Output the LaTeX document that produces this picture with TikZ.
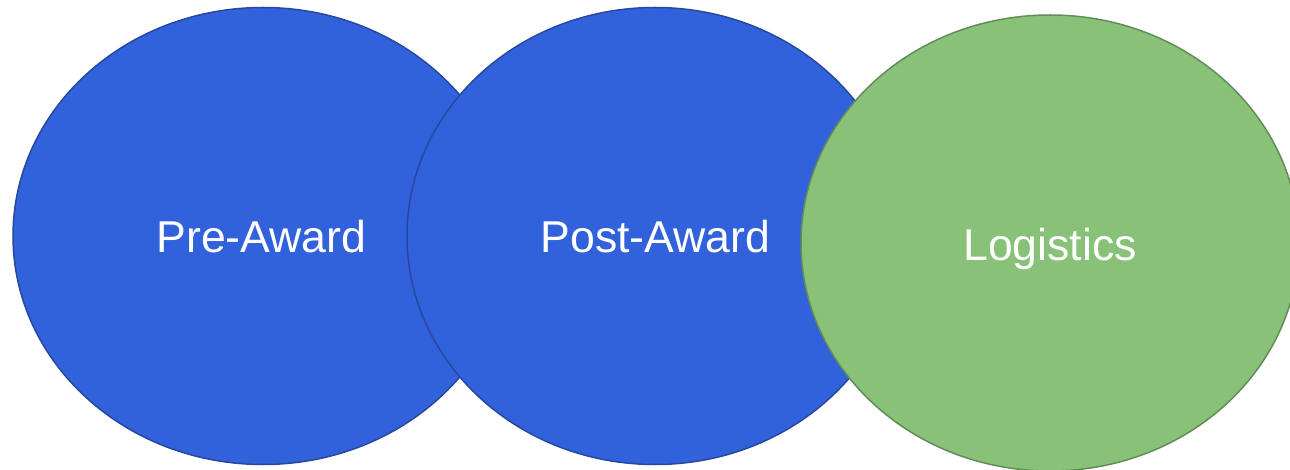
\documentclass[tikz,border=0pt]{standalone}
\usepackage{fontspec}
\setmainfont{Liberation Sans}
\usetikzlibrary{shapes.geometric}
\definecolor{blueFill}{RGB}{50,98,219}
\definecolor{blueLine}{RGB}{40,72,160}
\definecolor{greenFill}{RGB}{136,193,120}
\definecolor{greenLine}{RGB}{100,140,90}
\tikzset{
  bubble/.style={ellipse, inner sep=0pt, outer sep=0pt, line width=1.5pt,
    minimum width=500pt, minimum height=457pt},
  bluebubble/.style={bubble, fill=blueFill, draw=blueLine},
  greenbubble/.style={bubble, fill=greenFill, draw=greenLine, minimum width=498pt, minimum height=456pt},
  lbl/.style={anchor=base, text=white, font=\fontsize{44.6}{52}\selectfont, inner sep=0pt}
}
\begin{document}
\begin{tikzpicture}[x=1pt,y=-1pt]
\useasboundingbox (0,0) rectangle (1290,470);
\node[bluebubble] (pre) at (263,236) {};
\node[bluebubble, minimum width=496pt] (post) at (655,236) {};
\node[greenbubble] (log) at (1050,243) {};
\node[lbl] (tpre) at (261.5,253) {Pre-Award};
\node[lbl] (tpost) at (655.5,253) {Post-Award};
\node[lbl] (tlog) at (1050,261) {Logistics};
\end{tikzpicture}
\end{document}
• • •
Exclude the images and reproduce the remaining data exactly.

Output the LaTeX document that produces this picture with TikZ.
\documentclass[tikz,border=0pt]{standalone}
\usepackage{fontspec}
\setmainfont{Liberation Sans}
\usetikzlibrary{shapes.geometric}
\definecolor{blueFill}{RGB}{50,98,219}
\definecolor{blueLine}{RGB}{40,72,160}
\definecolor{greenFill}{RGB}{136,193,120}
\definecolor{greenLine}{RGB}{100,140,90}
\tikzset{
  bubble/.style={ellipse, inner sep=0pt, outer sep=0pt, line width=1.5pt,
    minimum width=500pt, minimum height=457pt},
  bluebubble/.style={bubble, fill=blueFill, draw=blueLine},
  greenbubble/.style={bubble, fill=greenFill, draw=greenLine, minimum width=498pt, minimum height=456pt},
  lbl/.style={anchor=base, text=white, font=\fontsize{44.6}{52}\selectfont, inner sep=0pt}
}
\begin{document}
\begin{tikzpicture}[x=1pt,y=-1pt]
\useasboundingbox (0,0) rectangle (1290,470);
\node[bluebubble] (pre) at (263,236) {};
\node[bluebubble, minimum width=496pt] (post) at (655,236) {};
\node[greenbubble] (log) at (1050,243) {};
\node[lbl] (tpre) at (261.5,253) {Pre-Award};
\node[lbl] (tpost) at (655.5,253) {Post-Award};
\node[lbl] (tlog) at (1050,261) {Logistics};
\end{tikzpicture}
\end{document}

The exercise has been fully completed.